Taking the Lessons in A Jane Austen Education To Heart
I was so excited to read A Jane Austen Education by William Deresiewicz, because books about books are right up my alley. One of my most treasured possessions is my volume of Jane Austen's complete works, not only because of the inscription my beloved grandmother wrote in it, but also because Austen's novels are perfectly my style. Deresiewicz's take also turned out to be a great read for me.
The concept is simple: he dedicates a chapter to each of Austen's six novels and discusses what major theme each one taught him during the formative years of his life in graduate school when he first read them. The lessons he learns are important ones about living life, growing up, learning to learn, becoming a person of character, real friendship, and true love. Deresiewicz discusses how Austen teaches these lessons through her characters, and he intertwines these literary discussions with examples from his own life.
Although at times I felt like I was reading an academic paper, the material is certainly approachable and the lessons great. I couldn't disagree with any of it. Having read four of Austen's six novels, I can say that A Jane Austen Education is much easier to grasp if one is familiar with her stories, but it isn't by any means necessary. Also, Deresiewicz doesn't come straight out and spoil the endings, but they are implied. He's made me want to read those last two sooner rather than later, but I also kind of know what's going to happen in them now.

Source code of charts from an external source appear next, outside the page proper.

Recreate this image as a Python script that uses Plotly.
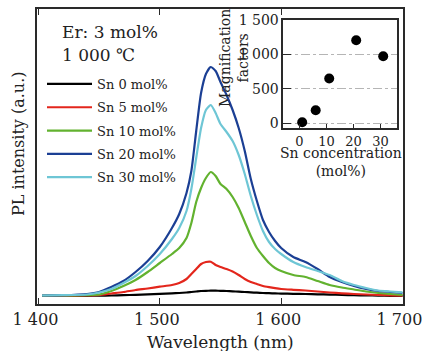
import plotly.graph_objects as go

# ---- data ----
wavelength = [1403, 1420, 1440, 1450, 1460, 1470, 1480, 1490, 1500, 1510, 1516, 1522, 1526, 1530,
              1534, 1538, 1542, 1546, 1550, 1555, 1560, 1565, 1570, 1575, 1580, 1585, 1590, 1595,
              1600, 1610, 1620, 1630, 1640, 1650, 1660, 1670, 1680, 1690, 1700]

sn0 = [0, 0.1, 0.2, 0.3, 0.5, 0.8, 1.2, 1.7, 2.2, 2.7, 3, 3.5, 4, 4.5, 5, 5.2, 5.3, 5.3, 5.2, 5,
       4.7, 4.3, 4, 3.6, 3.3, 3, 2.8, 2.6, 2.4, 2.2, 2, 1.7, 1.4, 1.1, 0.8, 0.6, 0.4, 0.2, 0.1]
sn5 = [0.2, 0.3, 0.5, 1, 2.5, 4, 6, 7.5, 9.3, 11, 13, 17, 22, 27, 32, 34, 34.3, 31, 29, 27,
       24.5, 21, 17, 14, 12, 10, 8.8, 7.8, 7, 6.2, 5.5, 4.5, 3.5, 2.7, 2, 1.5, 1, 0.7, 0.4]
sn10 = [0.3, 0.5, 0.8, 1.5, 5, 10, 16, 24, 33, 42, 48, 58, 73, 94, 108, 118, 124, 120, 112, 107,
        99, 88, 74, 60, 48, 40, 33, 28, 25, 21, 19, 15, 11, 8.5, 6.5, 4.5, 3, 2, 1]
sn20 = [0.5, 0.8, 2, 4, 9, 15, 24, 35, 49, 68, 82, 103, 125, 165, 203, 222, 229, 225, 214, 201,
        186, 168, 145, 117, 95, 76, 64, 55, 48, 39, 34, 27, 19, 14, 10, 7, 5, 4, 3]
sn30 = [0.5, 0.8, 1.5, 3.5, 7, 13, 20, 30, 42, 57, 68, 85, 107, 138, 168, 186, 191, 183, 172, 164,
        155, 141, 122, 100, 81, 65, 54, 47, 42, 34, 29, 25, 21, 15, 11, 8, 5.5, 4.5, 3.7]

series_names = ["Sn 0 mol%", "Sn 5 mol%", "Sn 10 mol%", "Sn 20 mol%", "Sn 30 mol%"]
series_colors = ["#000000", "#e3261c", "#62b22f", "#1b3f94", "#6ec6d5"]

sn_conc = [1, 6, 11, 21, 31]
magnification = [15, 190, 650, 1205, 975]

x_ticks = [1400, 1500, 1600, 1700]
x_ticktext = ["1 400", "1 500", "1 600", "1 700"]
inset_yticks = [0, 500, 1000, 1500]
inset_yticktext = ["0", "500", "1 000", "1 500"]
inset_xticks = [0, 10, 20, 30]

FONT = "DejaVu Serif"
LINE = "#2a2a2a"

fig = go.Figure()
for i, (name, ys, col) in enumerate(zip(series_names, [sn0, sn5, sn10, sn20, sn30], series_colors)):
    fig.add_trace(go.Scatter(x=wavelength, y=ys, mode="lines", name=name, legendgroup=f"g{i}",
                             line=dict(color=col, width=2.2, shape="spline", smoothing=0.6)))

fig.add_trace(go.Scatter(x=sn_conc, y=magnification, mode="markers", xaxis="x2", yaxis="y2",
                         showlegend=False, marker=dict(color="black", size=10)))

W, H = 425, 351
ml, mr, mt, mb = 37, 22, 9, 47
pw, ph = W - ml - mr, H - mt - mb


def px(x):
    return (x - ml) / pw


def py(y):
    return (H - mb - y) / ph


fig.update_layout(
    width=W, height=H,
    margin=dict(l=ml, r=mr, t=mt, b=mb, autoexpand=False),
    paper_bgcolor="white", plot_bgcolor="white",
    font=dict(family=FONT, color="#222222"),
    xaxis=dict(range=[1398.8, 1700.4], tickvals=x_ticks, ticktext=x_ticktext, ticks="inside",
               ticklen=6, tickcolor=LINE, showline=True, mirror="all", linecolor=LINE, linewidth=1.5,
               showgrid=False, zeroline=False, tickfont=dict(size=16, family=FONT), automargin=False,
               ticklabeloverflow="allow", ticklabelshift=-3),
    yaxis=dict(range=[-8, 287], showticklabels=False, ticks="", showline=True, mirror="all",
               linecolor=LINE, linewidth=1.5, showgrid=False, zeroline=False, automargin=False),
    xaxis2=dict(domain=[px(283.3), px(396.7)], anchor="y2", range=[-6, 36], tickvals=inset_xticks,
                ticks="inside", ticklen=5, tickcolor=LINE, showline=True, mirror=True, linecolor=LINE,
                linewidth=1.5, showgrid=False, zeroline=False, tickfont=dict(size=13, family=FONT),
                automargin=False),
    yaxis2=dict(domain=[py(128.3), py(20)], anchor="x2", range=[-72, 1500], tickvals=inset_yticks,
                ticktext=inset_yticktext, ticks="inside", ticklen=8, tickcolor=LINE, showline=True,
                mirror=True, linecolor=LINE, linewidth=1.5, showgrid=True, gridcolor="#b5b5b5",
                griddash="dashdot", gridwidth=1, zeroline=False, tickfont=dict(size=14, family=FONT),
                automargin=False),
    legend=dict(x=px(42), y=py(69), xanchor="left", yanchor="top", bgcolor="rgba(0,0,0,0)",
                font=dict(size=13, family=FONT), tracegroupgap=3.4, itemwidth=45),
    showlegend=True,
)

fig.add_annotation(text="Wavelength (nm)", x=0.5, y=py(341.7), xref="paper", yref="paper",
                   xanchor="center", yanchor="middle", showarrow=False, font=dict(size=17, family=FONT))
fig.add_annotation(text="Er: 3 mol%", x=px(60), y=py(31.7), xref="paper", yref="paper",
                   xanchor="left", yanchor="middle", showarrow=False, font=dict(size=17, family=FONT))
fig.add_annotation(text="1 000 ℃", x=px(60), y=py(55), xref="paper", yref="paper",
                   xanchor="left", yanchor="middle", showarrow=False, font=dict(size=17, family=FONT))
fig.add_annotation(text="PL intensity (a.u.)", x=px(18), y=py(144), xref="paper", yref="paper",
                   xanchor="center", yanchor="middle", textangle=-90, showarrow=False,
                   font=dict(size=16, family=FONT))
fig.add_annotation(text="Magnification<br>factors", x=px(234), y=py(58), xref="paper", yref="paper",
                   xanchor="center", yanchor="middle", textangle=-90, showarrow=False,
                   font=dict(size=14, family=FONT))
fig.add_annotation(text="Sn concentration<br>(mol%)", x=px(340.8), y=py(162), xref="paper", yref="paper",
                   xanchor="center", yanchor="middle", showarrow=False, font=dict(size=14, family=FONT))

fig.write_html("out.html", config={"displayModeBar": False},
               post_script="document.body.style.margin='0';")
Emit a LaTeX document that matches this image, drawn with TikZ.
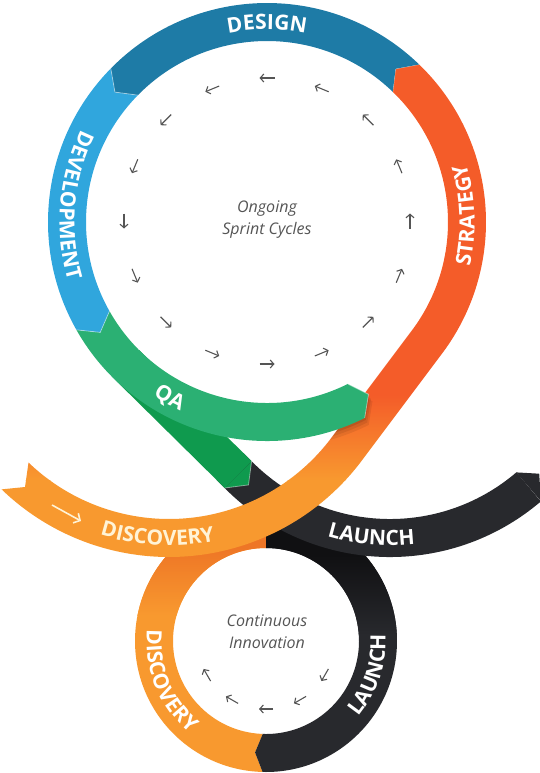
\documentclass[tikz,border=0pt]{standalone}
\usepackage{fontspec}
\setmainfont{Open Sans}
\usetikzlibrary{calc,decorations.text,arrows.meta}
\definecolor{cDesign}{HTML}{1E7BA6}
\definecolor{cDev}{HTML}{30A6DD}
\definecolor{cQA}{HTML}{2BB073}
\definecolor{cGreenDark}{HTML}{0F9A4E}
\definecolor{cRed}{HTML}{F45C29}
\definecolor{cOrange}{HTML}{F8992F}
\definecolor{cOrangeDeep}{HTML}{EE7626}
\definecolor{cBlack}{HTML}{28292D}
\definecolor{cBlackDeep}{HTML}{101012}
\definecolor{cGray}{HTML}{555555}
\definecolor{cCream}{HTML}{FFF3D6}
\newcommand\lblfont{\fontsize{21}{25}\selectfont\bfseries}
\newcommand\orangeoutline{($(O1)+(46:181)$) -- ($(O1)+(50:200)$) -- ($(O1)+(46:219)$)
  arc[start angle=46,end angle=-36.4,radius=219]
  -- ($(O2)+(-36.4:241)$) arc[start angle=-36.4,end angle=-134,radius=241]
  -- (25,-487) -- ($(O2)+(-133.8:203)$)
  arc[start angle=-133.8,end angle=-36.4,radius=203]
  -- ($(O1)+(-36.4:181)$) arc[start angle=-36.4,end angle=46,radius=181] -- cycle}
\newcommand\qatail[1]{($(O1)+(280:219)+#1$) arc[start angle=280,end angle=296.5,radius=219]
  -- ($(O1)+(300.5:200)+#1$) -- ($(O1)+(296.5:181)+#1$)
  arc[start angle=296.5,end angle=280,radius=181] -- cycle}
\begin{document}
\begin{tikzpicture}[x=1pt,y=1pt,
  garr/.style={draw=cGray,line width=1.1pt,-{Straight Barb[length=3.6pt,width=8pt]}},
  ctext/.style={text=cGray,font=\fontsize{16}{19}\selectfont\itshape,inner sep=0pt},
  band/.style={line width=38pt},
  lbl/.style={decorate,decoration={text along path,text align=center,text color=white,text={|\lblfont|#1}}},
  lblc/.style={decorate,decoration={text along path,text align=center,text color=cCream,text={|\lblfont|#1}}},
  hedge/.style={draw=white,draw opacity=0.45,line width=0.8pt}
]
\useasboundingbox (0,0) rectangle (540,-773);
\coordinate (O1) at (267,-222);
\coordinate (O2) at (169,-316);
\coordinate (O3) at (390,-324.5);
\coordinate (C1) at (267,-221);
\coordinate (L) at (266,-641);

% lower ring: orange part
\begin{scope}
\clip ($(L)+(90:131)$) arc[start angle=90,end angle=268.5,radius=131] -- ($(L)+(264.4:112)$) -- ($(L)+(268:93)$) arc[start angle=268,end angle=90,radius=93] -- cycle;
\fill[cOrange] (100,-500) rectangle (300,-773);
\fill[cOrangeDeep] (100,-500) rectangle (300,-548);
\shade[top color=cOrangeDeep,bottom color=cOrange] (100,-548) rectangle (300,-615);
\end{scope}
% lower ring: black part
\begin{scope}
\clip ($(L)+(268.5:131)$) arc[start angle=268.5,end angle=450,radius=131] -- ($(L)+(450:93)$) arc[start angle=450,end angle=268,radius=93] -- ($(L)+(264.4:112)$) -- cycle;
\fill[cBlack] (240,-500) rectangle (420,-773);
\fill[cBlackDeep] (240,-500) rectangle (420,-555);
\shade[top color=cBlackDeep,bottom color=cBlack] (240,-555) rectangle (420,-635);
\end{scope}

% black ribbon (LAUNCH)
\draw[cBlack,band] (230,-466.4) -- (239,-475.5) arc[start angle=225,end angle=310.5,radius=213.5];
\fill[cBlack] ($(O3)+(310.5:194.5)$) -- ($(O3)+(315:211)$) -- ($(O3)+(310.5:232.5)$) -- cycle;

% dark green diagonal
\draw[cGreenDark,band] ($(O1)+(225:200)$) -- (238.2,-474.6);
\fill[cGreenDark] (251.6,-461.2) -- (248.5,-484.9) -- (224.8,-488) -- cycle;
\draw[hedge] (251.6,-461.2) -- (248.5,-484.9) -- (224.8,-488);

% orange ribbon (STRATEGY -> DISCOVERY)
\begin{scope}
\clip \orangeoutline;
\fill[cRed] (0,0) rectangle (540,-395);
\shade[top color=cRed,bottom color=cOrange] (0,-395) rectangle (540,-480);
\fill[cOrange] (0,-480) rectangle (540,-773);
% soft shadow of the QA tip
\fill[black,opacity=0.07] \qatail{(4,-7)};
\fill[black,opacity=0.08] \qatail{(2.5,-4.5)};
\fill[black,opacity=0.10] \qatail{(1,-2)};
\end{scope}
\draw[hedge] ($(O1)+(46:181)$) -- ($(O1)+(50:200)$) -- ($(O1)+(46:219)$);

% QA
\fill[cQA] ($(O1)+(209.5:219)$) arc[start angle=209.5,end angle=296.5,radius=219]
  -- ($(O1)+(300.5:200)$) -- ($(O1)+(296.5:181)$)
  arc[start angle=296.5,end angle=209.5,radius=181] -- ($(O1)+(213.5:200)$) -- cycle;
\draw[hedge] ($(O1)+(296.5:219)$) -- ($(O1)+(300.5:200)$) -- ($(O1)+(296.5:181)$);
% DEVELOPMENT
\fill[cDev] ($(O1)+(135.5:219)$) arc[start angle=135.5,end angle=209.5,radius=219]
  -- ($(O1)+(213.5:200)$) -- ($(O1)+(209.5:181)$)
  arc[start angle=209.5,end angle=135.5,radius=181] -- ($(O1)+(139.5:200)$) -- cycle;
\draw[hedge] ($(O1)+(209.5:219)$) -- ($(O1)+(213.5:200)$) -- ($(O1)+(209.5:181)$);
% DESIGN
\fill[cDesign] ($(O1)+(46:219)$) arc[start angle=46,end angle=135.5,radius=219]
  -- ($(O1)+(139.5:200)$) -- ($(O1)+(135.5:181)$)
  arc[start angle=135.5,end angle=46,radius=181] -- ($(O1)+(50:200)$) -- cycle;
\draw[hedge] ($(O1)+(135.5:219)$) -- ($(O1)+(139.5:200)$) -- ($(O1)+(135.5:181)$);

% labels
\path[lbl={DESIGN}] ($(O1)+(135:192.5)$) arc[start angle=135,end angle=45,radius=192.5];
\path[lbl={STRATEGY}] ($(O1)+(-43:207.5)$) arc[start angle=-43,end angle=47,radius=207.5];
\path[lbl={DEVELOPMENT}] ($(O1)+(130:207.5)$) arc[start angle=130,end angle=220,radius=207.5];
\path[lbl={QA}] ($(O1)+(220:207.5)$) arc[start angle=220,end angle=262,radius=207.5];
\path[lblc={DISCOVERY}] ($(O2)+(-134:229.5)$) arc[start angle=-134,end angle=-52,radius=229.5];
\path[lbl={LAUNCH}] ($(O3)+(-135:221)$) arc[start angle=-135,end angle=-55,radius=221];
\path[lbl={DISCOVERY}] ($(L)+(157:119.5)$) arc[start angle=157,end angle=248,radius=119.5];
\path[lbl={LAUNCH}] ($(L)+(-63:119.5)$) arc[start angle=-63,end angle=27,radius=119.5];

% white arrow on discovery ribbon
\draw[draw=cCream,line width=1.6pt,-{Straight Barb[length=5pt,width=11pt]}] (52,-505) -- (81,-521);

% inner arrows, big circle (counterclockwise)
\foreach \a in {0,22.5,...,337.5}
  \draw[garr] ($(C1)+(\a:143)+(\a-90:7.5)$) -- ++(\a+90:15);
% inner arrows, lower circle (clockwise)
\foreach \a in {-30,-60,-90,-120,-150}
  \draw[garr] ($(L)+(\a:68)+(\a+90:7)$) -- ++(\a-90:14);

% centre texts
\node[ctext] (t1) at (267,-209) {Ongoing};
\node[ctext] (t2) at (267,-230) {Sprint Cycles};
\node[ctext] (t3) at (267,-621) {Continuous};
\node[ctext] (t4) at (267,-643) {Innovation};
\end{tikzpicture}
\end{document}
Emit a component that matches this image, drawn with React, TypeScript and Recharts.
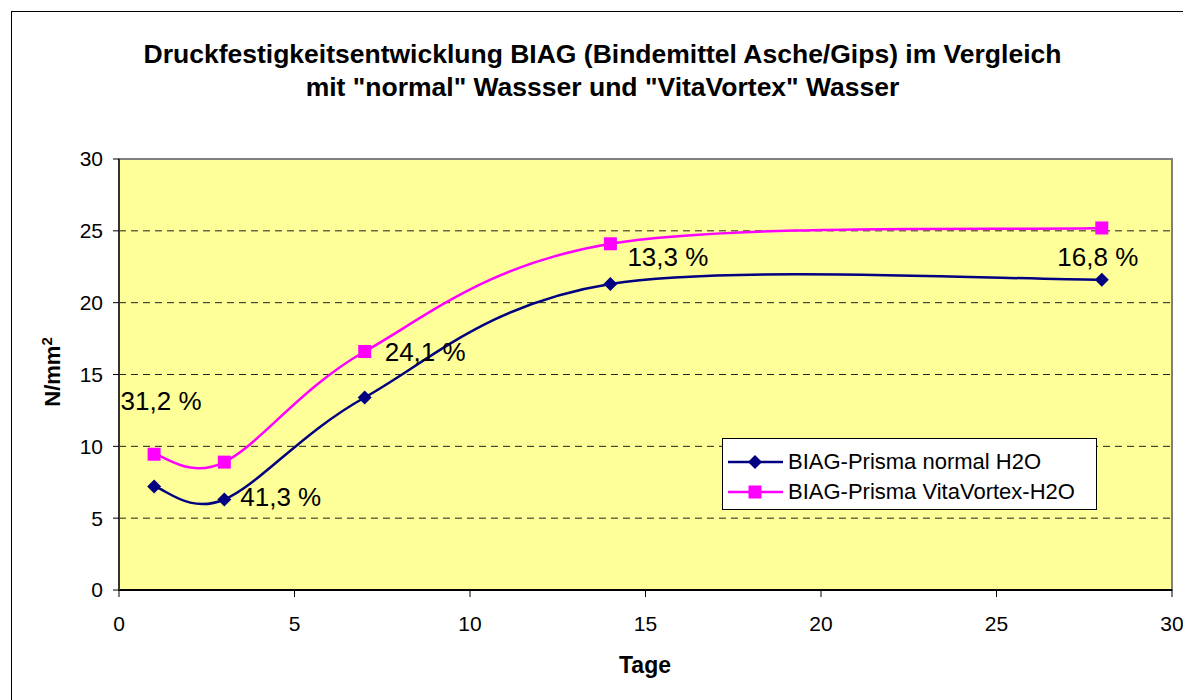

I loved learning more about Jane Austen, and this book made me view her novels from a different angle. I personally took the lessons to heart, and each one hit home in a different way. To highlight just one example, the chapter that probably stood out the most to me was the one on Mansfield Park, the author's least favorite of Austen's novels. In it he discusses what it means to be a person of substance, and how to treat the people around us with respect. As a nurse in a busy cancer clinic, I see new people all the time and I'm tempted to rush through my day without stopping to consider their point of view. But as Deresiewicz says, "People's stories are the most personal thing they have, and paying attention to those stories is just about the most important thing you can do for them." I'm reminded to take time out of my work day to just talk to my patients, and sometimes that brings greater healing than the medicines I give them.
Overall I certainly recommend this book to anyone who enjoys literary nonfiction, but especially to Jane Austen lovers. It didn't exactly change my life, but it made me stop and examine it.